Sales of previously owned homes unexpectedly fell in May for a second month as a lack of inventory and elevated asking prices weighed on demand, National Association of Realtors data showed Wednesday.
Contract closings declined 0.4% month-over-month to a 5.43 million annual rate (the estimate was 5.52 million), from a revised 5.45 million (the previous was 5.46 million). The median sales price increased 4.9% year-over-year to a record $264,800. Inventory of available properties fell 6.1% year-over-year to 1.85 million, the lowest May in data.
The drop in sales was led by declines in purchases of single-family homes and cheaper properties, according to NAR, indicating that the market is being driven by those with higher income and financial assets. Purchases fell in three of four regions.
NAR says it remains concerned about a limited supply of available properties that has pushed up housing prices, leaving buyers with fewer options. In May, homes were on the market for an average 26 days, matching last month as the fewest days in records to 2008, the group said.
Sales of lower-cost homes were down from a year ago, while homes priced $250,000 or more were up. NAR last month had said it expects inventories of new homes to increase later this year. Government data on Tuesday showed the fastest pace of housing starts in more than a decade, even though a decline in applications to build suggested some moderation in building in coming months.

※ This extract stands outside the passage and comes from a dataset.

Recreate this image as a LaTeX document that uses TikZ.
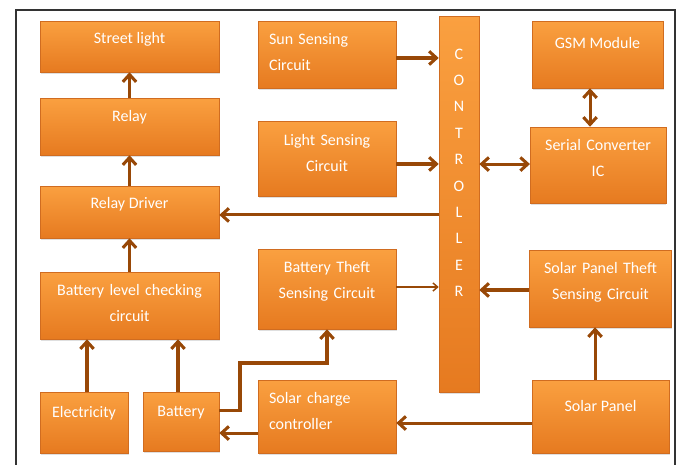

While lower taxes are boosting disposable income, higher mortgage rates and slow wage growth remain hurdles for first-time homebuyers. Federal Reserve officials this month raised borrowing costs a quarter point and boosted their outlook for two more increases in 2018.
Existing-home sales account for about 90% of the residential real estate market and are calculated when a contract closes. New-home sales figures, due Monday from the government, are projected to increase slightly. These numbers are tabulated when contracts get signed, making them a timelier indicator despite their smaller market share.
“Affordability challenges are hurting first-time buyers,” Lawrence Yun, NAR’s chief economist, said at a press briefing accompanying the report. Higher prices are “terrific news for homeowners, but not all Americans are owners. They’re feeling left out by the constant outpacing of home-price growth over wage growth.”
“The housing affordability issue is becoming a crisis,” he said.
Realtors “say their seller clients are dealing with a seesaw of emotions when deciding to put their home on the market,” Elizabeth Mendenhall, NAR president and a Realtor in Columbia, Mo., said in a statement. “While they’re thrilled that they will immediately find multiple buyers interested in their listing, many fear they’ll have extreme difficulty finding another home to buy.”
Purchases dropped in three of four regions, led by a 2.3% decrease in the Midwest and a 0.8% drop in the West. At the latest selling pace, supply would last 4.1 months, compared to 4 months in April. The Realtors group considers less than a five months’ supply as consistent with a tight market. Single-family home sales decreased 0.6% last month to an annual rate of 4.81 million. Purchases of condominium and co-op units rose 1.6% to a 620,000 pace. First-time buyers made up 31% of sales, down from 33% a year ago.